Another poem in this section is philosophical - on the same idea, perhaps, but in a very different way.
The Trade
I found myself inside a massive concrete shell
lit by glass tubes, with air pumped in, with
levels joined by moving stairs.
It was full of the things that were bought and made
in the twentieth century. Layed out in trays
or shelves
The throngs of people of that century, in their style,
clinging garb made on machines,
Were trading all their precious time
for things.
That is one of my favorites in the book. Consumer capitalism truly is soul sucking, and poets like Snyder are our modern prophets calling for a better way.
The final section is entitled “Target Practice,” and contains some of my favorites from the collection, mostly about nature.
I won’t quote all of it, but the poem “Looking for Nothing” contains an interesting set of quick impressions. I wanted to mention it because one of those involves something that I saw on a recent camping adventure.
first the gas engine pops
then the big diesel catches,
roars, and the cat
rumbles off in the
soft green misty light
of the forest at dawn
One of our campsites (last minute after our coastal destination remained inaccessible due to road damage) was at a county park that included a little agricultural museum. Outside, there were a large assortment of machines, including some early Caterpillar tracked vehicles. The way these worked was that there was a small gasoline engine attached, which you started first by hand. You then would use the gas engine to spin the diesel until everything warmed up, then fire off the diesel engine to run the vehicle. The switch to electric starters came later.
Here is another one from the collection that I thought was excellent.
Stovewood
two thousand years of fog and sucking minerals
from the soil,
Russian river ox-team & small black train
haul to mill;
fresh-sawed rough cut by wagon
and built into a barn;
tear it down and split it up
and stick it in a stove.
For those not familiar with the territory, the Russian River is a coastal river north of San Francisco that runs through the redwoods. If you are ever in the area, the drive out to Sonoma Coast State Park along the river is really beautiful - and be sure to stop by Armstrong Redwoods State Park on the way.
Anyway, the reminder that only five percent of the original old growth redwood forest remains these days.

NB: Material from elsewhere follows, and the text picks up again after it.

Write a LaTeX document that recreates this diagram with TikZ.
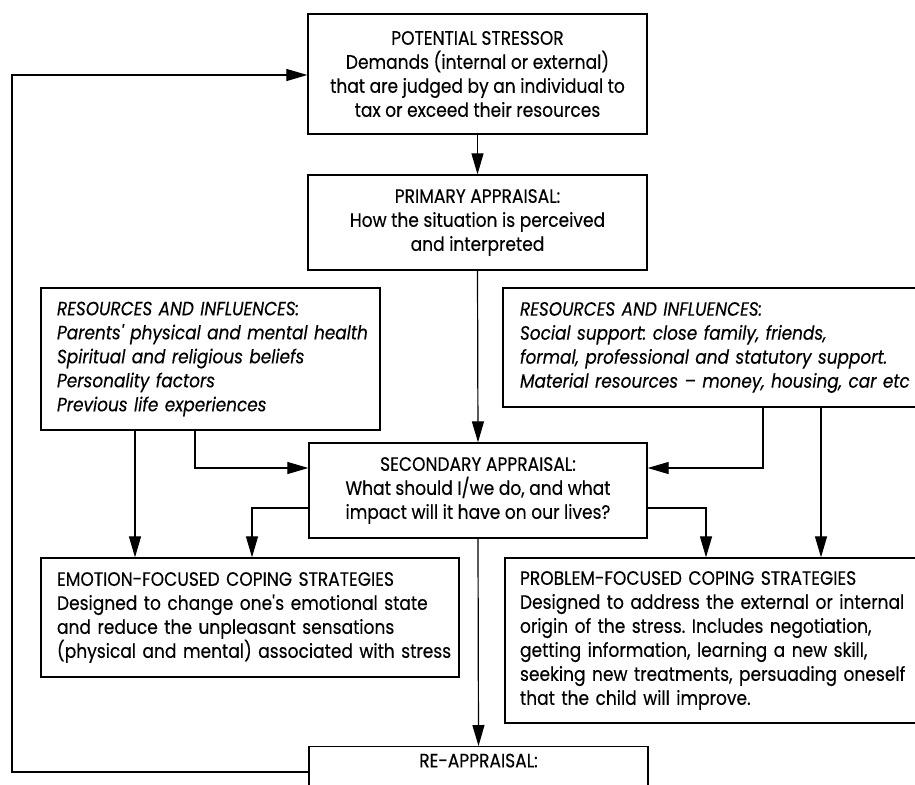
\documentclass[tikz,border=0pt]{standalone}
\usepackage{fontspec}
\setmainfont[FakeStretch=0.88,FakeBold=0.3]{Poppins}
\usetikzlibrary{arrows.meta}
\newcommand\oneline[1]{\mbox{#1}}
\frenchspacing
\begin{document}
\begin{tikzpicture}[x=1pt,y=-1pt,
  every node/.style={font=\fontsize{19.4}{24}\selectfont},
  itfont/.style={font=\fontsize{19.2}{24}\selectfont\itshape},
  cbox/.style={draw, line width=1.3pt, align=center, inner sep=0pt},
  lbox/.style={draw, line width=1.3pt, align=left, inner ysep=0pt},
  arr/.style={line width=1.2pt, -{Triangle[length=21pt,width=12pt]}},
]
\useasboundingbox (0,0) rectangle (915,784);
\clip (0,0) rectangle (915,784);
\fill[white] (0,0) rectangle (915,784);

% x / y guide coordinates for connectors
\coordinate (xa) at (135,0);
\coordinate (xb) at (195,0);
\coordinate (xc) at (252,0);
\coordinate (xd) at (706,0);
\coordinate (xe) at (763,0);
\coordinate (xf) at (821,0);
\coordinate (xl) at (12,0);
\coordinate (ya) at (0,468);
\coordinate (yb) at (0,508);
\coordinate (yl) at (0,772);
\coordinate (yt) at (0,75);

\node[cbox, minimum width=339pt, minimum height=120pt] (stressor) at (477.5,74)
  {POTENTIAL STRESSOR\\Demands (internal or external)\\that are judged by an individual to\\tax or exceed their resources};

\node[cbox, minimum width=339pt, minimum height=95pt] (primary) at (477.5,222.5)
  {PRIMARY APPRAISAL:\\How the situation is perceived\\and interpreted};

\node[lbox, itfont, inner xsep=16pt, text width=307pt, minimum height=142pt] (leftres) at (210.5,359)
  {\oneline{RESOURCES AND INFLUENCES:}\\\oneline{Parents\textquotesingle\ physical and mental health}\\\oneline{Spiritual and religious beliefs}\\\oneline{Personality factors}\\\oneline{Previous life experiences}};

\node[lbox, itfont, inner xsep=17pt, text width=420pt, minimum height=119pt] (rightres) at (730,347.5)
  {\oneline{RESOURCES AND INFLUENCES:}\\\oneline{Social support: close family, friends,}\\\oneline{formal, professional and statutory support.}\\\oneline{Material resources -- money, housing, car etc}};

\node[cbox, minimum width=338pt, minimum height=95pt] (secondary) at (478,490.5)
  {SECONDARY APPRAISAL:\\What should I/we do, and what\\impact will it have on our lives?};

\node[lbox, inner xsep=16pt, text width=386pt, minimum height=119pt] (emotion) at (250,617.5)
  {\oneline{EMOTION-FOCUSED COPING STRATEGIES}\\\oneline{Designed to change one\textquotesingle s emotional state}\\\oneline{and reduce the unpleasant sensations}\\\oneline{(physical and mental) associated with stress}};

\node[lbox, inner xsep=15pt, text width=420pt, minimum height=165pt] (problem) at (730,640.5)
  {\oneline{PROBLEM-FOCUSED COPING STRATEGIES}\\\oneline{Designed to address the external or internal}\\\oneline{origin of the stress. Includes negotiation,}\\\oneline{getting information, learning a new skill,}\\\oneline{seeking new treatments, persuading oneself}\\\oneline{that the child will improve.}};

\node[draw, line width=1.3pt, anchor=north, minimum width=339pt, inner xsep=0pt, inner ysep=7pt, text depth=90pt] (reapp) at (478.5,746)
  {RE-APPRAISAL:};

% connectors
\draw[arr] (stressor.south) -- (primary.north);
\draw[arr] (primary.south) -- (secondary.north);
\draw[arr] (leftres.south -| xa) -- (emotion.north -| xa);
\draw[arr] (leftres.south -| xb) |- (secondary.west |- ya);
\draw[arr] (secondary.west |- yb) -| (emotion.north -| xc);
\draw[arr] (secondary.east |- yb) -| (problem.north -| xd);
\draw[arr] (rightres.south -| xe) |- (secondary.east |- ya);
\draw[arr] (rightres.south -| xf) -- (problem.north -| xf);
\draw[arr] (secondary.south) -- (reapp.north);
\draw[arr] (reapp.west |- yl) -- (xl |- yl) -- (xl |- yt) -- (stressor.west |- yt);
\end{tikzpicture}
\end{document}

Most of it was logged in the 1800s, before conservationists got the upper hand over the profit-seekers.
I’ll feature this next one for its form - the entirely parallel lines - and the creative use of consonance and assonance within each line.
Pleasure Boats
Dancing in the offing
Grooving in the coves
Balling in the breakers
Lolling in the rollers
Necking in the ebb
Balmy in the calms
Whoring in the storm
Blind in the wind
Coming in the foam.
And, feel free to read any double entendres into it that you see.
I’ll end with this brief stanza from “Civilization.” It seems to fit with the incredibly wet winter we have had, and the creeks and rivers that remain full.
When creeks are full
The poems flow
When creeks are down
We heap stones.
As I said, I loved this collection, and look forward to reading more of Snyder’s writing.